Columna de Marcelo Contreras: Técnica y sentimiento

Bob Dylan wsp

Es como lo sucedido con la guitarra eléctrica en los 80, cuando aparecieron hordas de clones de Eddie Van Halen superando su velocidad y desplegando acordes para acalambrar los dedos, propios de videos instructivos. Pero su guitarra no necesita mayores explicaciones. Simplemente emociona.



“Respeto todos los gustos, pero la chica tiene un timbre de voz desagradable. No vocaliza. No se le entiende y las letras son de indigente”, sentenció sobre Rosalía el productor y periodista español Julián Ruiz, en su cuenta de Twitter.

“Un reflejo de la porquería actual”, remató el profesional que ha trabajado con Orquesta Mondragón y Alaska y los Pegamoides, entre otros.

Músicos y productores poseen capacidades y filtros distintos de evaluación.
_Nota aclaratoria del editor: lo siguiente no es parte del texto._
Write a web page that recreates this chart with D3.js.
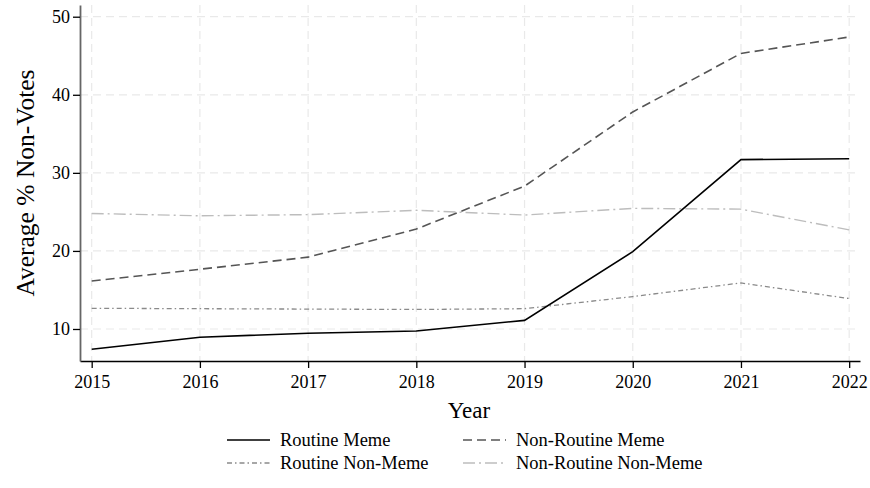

El dominio técnico permea los juicios hasta límites difíciles de entender en el público promedio, identificando yerros que la mayoría pasa por alto. El artista new age chileno Joakin Bello, por ejemplo, declaró hace años que le resultaba imposible considerar como un par a un músico sin lustros de conservatorio. Por contraparte, una revolución musical y estética como el punk nació precisamente del hastío de una camada juvenil deseosa de expresarse con guitarra bajo y batería, sin necesidad de leer una partitura.

Tony Iommi de Black Sabbath ha declarado la diferencia abismante entre trabajar con Ronnie James Dio como cantante gracias a su talento melódico, en contraste a Ozzy Osbourne, que la mayoría de las veces se contentaba con vocalizar el dibujo de sus riffs. Sin embargo, lejos de desmerecer el incuestionable talento de Dio y su respetable paso por Sabbath, la etapa dorada de los padres del metal corresponde a la discografía junto al Príncipe de las Tinieblas y su voz inigualable, capaz de retratar el espanto y la locura.

Una de las estrellas definitivas del jazz, Billie Holiday, no era precisamente dotada, pero removió conciencias ante el racismo interpretando Strange Fruit, sin escalar varias octavas para transmitir el horror de aquella “extraña fruta” colgando de los árboles, una triste alegoría sobre los afroamericanos linchados y ahorcados.

Aleatoriamente, Bob Dylan, Joe Strummer, Perry Farrell y Anthony Kiedis -este último, una notoria influencia en el superdotado Mike Patton, cuando recién se unió a Faith No More-, son discretos cantantes desde el punto de vista técnico, desafinados sin discusión. En el caso chileno, lo mismo sucede con Jorge González. Pero apenas vocalizan, sabemos quien canta y encantan, a pesar de la opinión de los entendidos.

En los últimos 20 años, los concursos de talentos televisivos impusieron globalmente la idea de que en la interpretación, era requisito indispensable ser gimnasta de las cuerdas vocales, mientras Mariah Carey, Celine Dion y Christina Aguilera, establecieron la acrobacia como denominador común en el pop.

Son voces magníficas indudablemente, pero la cabriola no supera por sí misma al sentimiento. Mil veces Debbie Harry de Blondie, que canta como si caminara por Manhattan mascando chicle, a un triple salto mortal desde la garganta privilegiada de Ariana Grande. Los susurros vulnerables de Billie Eilish o la melodía innata de Javiera Parra, antes que el impresionante histrionismo académico de Cami.

Todo lo anterior es debatible y finalmente, como dijo Julián Ruiz en el despectivo reclamo en contra de la carismática Rosalía, un asunto de gustos. La técnica garantiza el dominio de un lenguaje, sin que necesariamente represente una cláusula sobre la expresión y el talento para conmover.

Es como lo sucedido con la guitarra eléctrica en los 80, cuando aparecieron hordas de clones de Eddie Van Halen superando su velocidad y desplegando acordes para acalambrar los dedos, propios de videos instructivos. Pero su guitarra no necesita mayores explicaciones. Simplemente emociona.